Retype only the lines running from the line that contains "Reproduce this chart" to the line that contains "180, 200, 220];", inclusive, and leave the pictures behind.

*** Exercise materials ***

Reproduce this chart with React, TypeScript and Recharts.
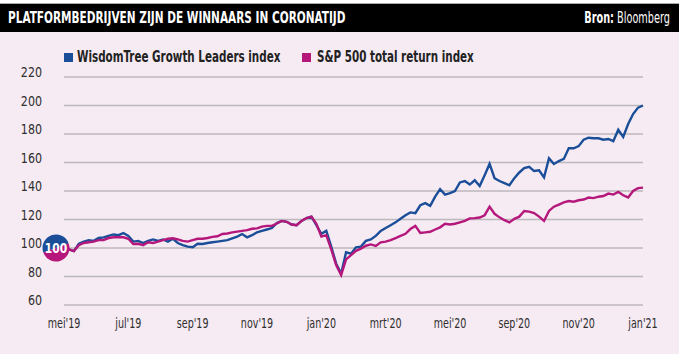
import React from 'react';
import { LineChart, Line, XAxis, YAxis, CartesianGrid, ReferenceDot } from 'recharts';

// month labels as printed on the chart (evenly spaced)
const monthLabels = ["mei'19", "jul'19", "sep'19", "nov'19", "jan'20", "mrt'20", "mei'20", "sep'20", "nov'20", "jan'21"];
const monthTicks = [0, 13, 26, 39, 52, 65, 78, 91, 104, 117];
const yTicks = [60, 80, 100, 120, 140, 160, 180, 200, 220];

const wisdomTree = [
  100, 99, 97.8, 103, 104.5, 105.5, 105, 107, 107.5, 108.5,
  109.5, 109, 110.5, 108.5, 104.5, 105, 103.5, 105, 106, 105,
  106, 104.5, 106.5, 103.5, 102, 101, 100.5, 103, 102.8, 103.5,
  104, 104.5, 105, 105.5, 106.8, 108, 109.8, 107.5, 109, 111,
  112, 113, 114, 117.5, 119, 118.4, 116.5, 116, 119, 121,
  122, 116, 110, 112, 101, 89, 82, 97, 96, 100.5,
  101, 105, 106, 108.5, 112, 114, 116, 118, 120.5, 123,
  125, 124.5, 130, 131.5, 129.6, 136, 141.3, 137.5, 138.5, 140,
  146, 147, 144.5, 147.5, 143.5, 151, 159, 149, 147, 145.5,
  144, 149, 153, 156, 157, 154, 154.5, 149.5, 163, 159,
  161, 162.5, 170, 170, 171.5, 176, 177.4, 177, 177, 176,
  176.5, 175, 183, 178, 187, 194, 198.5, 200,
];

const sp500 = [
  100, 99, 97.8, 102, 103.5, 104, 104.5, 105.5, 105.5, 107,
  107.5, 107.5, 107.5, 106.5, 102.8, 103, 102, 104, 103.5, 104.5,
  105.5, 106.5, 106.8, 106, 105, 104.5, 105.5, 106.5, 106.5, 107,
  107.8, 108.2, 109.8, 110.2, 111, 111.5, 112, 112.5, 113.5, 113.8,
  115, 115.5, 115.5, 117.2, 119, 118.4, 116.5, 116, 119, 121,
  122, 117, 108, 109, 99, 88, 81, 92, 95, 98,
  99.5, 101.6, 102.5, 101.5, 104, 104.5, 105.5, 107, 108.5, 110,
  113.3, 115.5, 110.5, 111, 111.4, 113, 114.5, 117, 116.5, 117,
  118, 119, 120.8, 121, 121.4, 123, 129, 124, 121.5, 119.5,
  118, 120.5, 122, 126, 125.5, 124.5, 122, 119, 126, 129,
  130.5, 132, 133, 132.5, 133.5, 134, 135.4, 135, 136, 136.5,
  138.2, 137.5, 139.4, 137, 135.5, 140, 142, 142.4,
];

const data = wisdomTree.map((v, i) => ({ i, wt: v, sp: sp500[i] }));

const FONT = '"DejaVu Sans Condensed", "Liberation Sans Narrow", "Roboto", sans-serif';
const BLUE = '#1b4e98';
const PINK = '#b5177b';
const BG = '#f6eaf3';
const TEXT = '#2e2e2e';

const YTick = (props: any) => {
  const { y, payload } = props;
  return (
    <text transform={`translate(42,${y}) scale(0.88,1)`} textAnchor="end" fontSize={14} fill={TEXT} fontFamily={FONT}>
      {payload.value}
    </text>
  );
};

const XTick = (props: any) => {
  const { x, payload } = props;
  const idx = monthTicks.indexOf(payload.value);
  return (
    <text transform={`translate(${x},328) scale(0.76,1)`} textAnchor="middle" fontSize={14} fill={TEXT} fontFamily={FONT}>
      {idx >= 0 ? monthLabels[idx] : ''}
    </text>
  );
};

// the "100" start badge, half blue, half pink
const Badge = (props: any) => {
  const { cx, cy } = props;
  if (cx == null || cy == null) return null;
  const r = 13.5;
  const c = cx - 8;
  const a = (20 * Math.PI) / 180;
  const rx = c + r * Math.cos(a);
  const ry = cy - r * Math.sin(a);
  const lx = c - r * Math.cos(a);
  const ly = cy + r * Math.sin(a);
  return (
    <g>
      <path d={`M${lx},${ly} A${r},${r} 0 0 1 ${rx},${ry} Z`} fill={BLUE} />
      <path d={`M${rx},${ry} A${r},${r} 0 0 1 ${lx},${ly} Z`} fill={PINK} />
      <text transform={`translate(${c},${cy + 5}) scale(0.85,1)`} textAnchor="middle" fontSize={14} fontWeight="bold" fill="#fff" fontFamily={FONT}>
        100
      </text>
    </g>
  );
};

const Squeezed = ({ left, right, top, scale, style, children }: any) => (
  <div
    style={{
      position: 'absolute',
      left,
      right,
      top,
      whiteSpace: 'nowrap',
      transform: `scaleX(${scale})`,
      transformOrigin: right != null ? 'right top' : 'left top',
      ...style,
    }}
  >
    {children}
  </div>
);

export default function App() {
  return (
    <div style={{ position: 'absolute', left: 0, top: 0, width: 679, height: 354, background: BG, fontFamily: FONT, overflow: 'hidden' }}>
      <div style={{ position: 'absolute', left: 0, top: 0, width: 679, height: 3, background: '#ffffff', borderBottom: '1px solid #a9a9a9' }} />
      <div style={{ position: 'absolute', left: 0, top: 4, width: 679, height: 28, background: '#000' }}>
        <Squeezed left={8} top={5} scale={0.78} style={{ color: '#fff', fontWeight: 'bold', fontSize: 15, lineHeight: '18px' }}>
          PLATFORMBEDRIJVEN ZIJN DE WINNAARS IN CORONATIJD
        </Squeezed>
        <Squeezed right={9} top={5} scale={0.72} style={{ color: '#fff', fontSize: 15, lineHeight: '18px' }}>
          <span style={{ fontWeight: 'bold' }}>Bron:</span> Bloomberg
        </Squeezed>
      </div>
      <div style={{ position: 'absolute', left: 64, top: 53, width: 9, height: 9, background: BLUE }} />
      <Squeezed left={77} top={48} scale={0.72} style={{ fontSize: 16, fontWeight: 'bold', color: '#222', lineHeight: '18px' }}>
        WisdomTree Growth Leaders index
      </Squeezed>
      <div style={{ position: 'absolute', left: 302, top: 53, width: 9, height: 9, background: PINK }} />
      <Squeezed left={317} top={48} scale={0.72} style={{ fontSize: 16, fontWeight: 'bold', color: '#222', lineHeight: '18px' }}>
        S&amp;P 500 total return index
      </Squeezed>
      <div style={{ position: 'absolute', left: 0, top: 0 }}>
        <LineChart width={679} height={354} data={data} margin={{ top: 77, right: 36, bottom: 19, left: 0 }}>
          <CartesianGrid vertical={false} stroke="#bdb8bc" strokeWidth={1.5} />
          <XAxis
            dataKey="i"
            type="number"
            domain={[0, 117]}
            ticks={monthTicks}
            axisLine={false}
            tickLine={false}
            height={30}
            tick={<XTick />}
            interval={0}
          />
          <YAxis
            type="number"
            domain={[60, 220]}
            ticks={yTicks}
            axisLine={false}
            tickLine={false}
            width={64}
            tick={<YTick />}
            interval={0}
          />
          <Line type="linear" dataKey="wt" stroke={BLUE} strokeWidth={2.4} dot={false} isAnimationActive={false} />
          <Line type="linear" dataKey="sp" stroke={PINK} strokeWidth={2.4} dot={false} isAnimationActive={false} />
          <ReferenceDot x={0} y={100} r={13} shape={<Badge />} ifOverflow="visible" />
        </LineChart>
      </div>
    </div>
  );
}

***
*** Exercise materials ***

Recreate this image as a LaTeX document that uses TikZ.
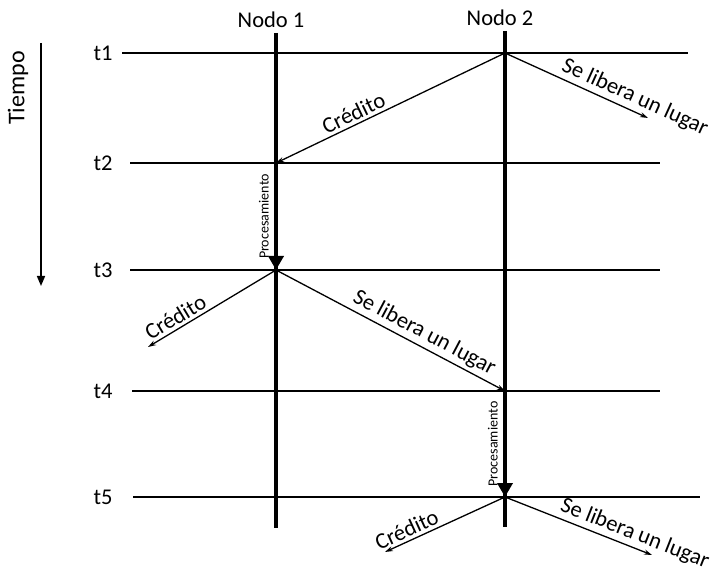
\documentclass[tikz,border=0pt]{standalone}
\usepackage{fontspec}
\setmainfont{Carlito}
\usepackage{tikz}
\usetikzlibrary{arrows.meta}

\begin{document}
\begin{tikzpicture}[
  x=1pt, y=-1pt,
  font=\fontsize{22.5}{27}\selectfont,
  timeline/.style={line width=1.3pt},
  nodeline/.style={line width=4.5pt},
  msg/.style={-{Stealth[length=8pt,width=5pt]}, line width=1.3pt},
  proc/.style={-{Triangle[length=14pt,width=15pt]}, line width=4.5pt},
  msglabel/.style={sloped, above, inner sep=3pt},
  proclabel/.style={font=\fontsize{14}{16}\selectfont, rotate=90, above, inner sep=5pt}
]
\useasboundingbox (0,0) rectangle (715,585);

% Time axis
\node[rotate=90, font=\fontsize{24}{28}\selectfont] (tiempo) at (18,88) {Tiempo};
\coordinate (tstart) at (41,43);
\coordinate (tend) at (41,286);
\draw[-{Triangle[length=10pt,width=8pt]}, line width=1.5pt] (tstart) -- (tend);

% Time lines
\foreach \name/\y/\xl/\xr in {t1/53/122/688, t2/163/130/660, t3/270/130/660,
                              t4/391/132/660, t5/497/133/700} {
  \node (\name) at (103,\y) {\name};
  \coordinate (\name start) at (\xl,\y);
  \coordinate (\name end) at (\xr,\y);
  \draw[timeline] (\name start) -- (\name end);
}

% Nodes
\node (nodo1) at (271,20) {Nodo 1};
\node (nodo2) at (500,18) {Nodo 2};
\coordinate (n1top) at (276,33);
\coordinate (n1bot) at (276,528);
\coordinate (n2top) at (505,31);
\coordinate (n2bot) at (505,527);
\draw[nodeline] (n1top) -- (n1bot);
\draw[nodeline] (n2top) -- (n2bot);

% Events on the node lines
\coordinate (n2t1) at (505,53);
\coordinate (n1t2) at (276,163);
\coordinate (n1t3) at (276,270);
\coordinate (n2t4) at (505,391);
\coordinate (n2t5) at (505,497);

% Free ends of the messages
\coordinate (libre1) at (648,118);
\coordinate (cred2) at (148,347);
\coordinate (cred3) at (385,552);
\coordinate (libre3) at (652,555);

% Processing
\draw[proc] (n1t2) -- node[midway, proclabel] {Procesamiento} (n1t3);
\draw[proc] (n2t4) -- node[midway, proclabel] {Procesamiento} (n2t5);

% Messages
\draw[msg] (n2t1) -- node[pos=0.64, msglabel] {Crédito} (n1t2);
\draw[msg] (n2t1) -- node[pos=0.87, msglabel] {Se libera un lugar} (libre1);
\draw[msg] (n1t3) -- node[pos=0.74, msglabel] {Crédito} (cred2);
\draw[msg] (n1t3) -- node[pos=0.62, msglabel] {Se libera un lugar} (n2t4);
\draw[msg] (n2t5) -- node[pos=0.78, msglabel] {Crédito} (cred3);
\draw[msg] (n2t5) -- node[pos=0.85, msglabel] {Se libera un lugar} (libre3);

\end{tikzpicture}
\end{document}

***

• _Written solution_
Reproduce this chart with React, TypeScript and Recharts.
import React from 'react';
import { LineChart, Line, XAxis, YAxis, CartesianGrid, ReferenceDot } from 'recharts';

// month labels as printed on the chart (evenly spaced)
const monthLabels = ["mei'19", "jul'19", "sep'19", "nov'19", "jan'20", "mrt'20", "mei'20", "sep'20", "nov'20", "jan'21"];
const monthTicks = [0, 13, 26, 39, 52, 65, 78, 91, 104, 117];
const yTicks = [60, 80, 100, 120, 140, 160, 180, 200, 220];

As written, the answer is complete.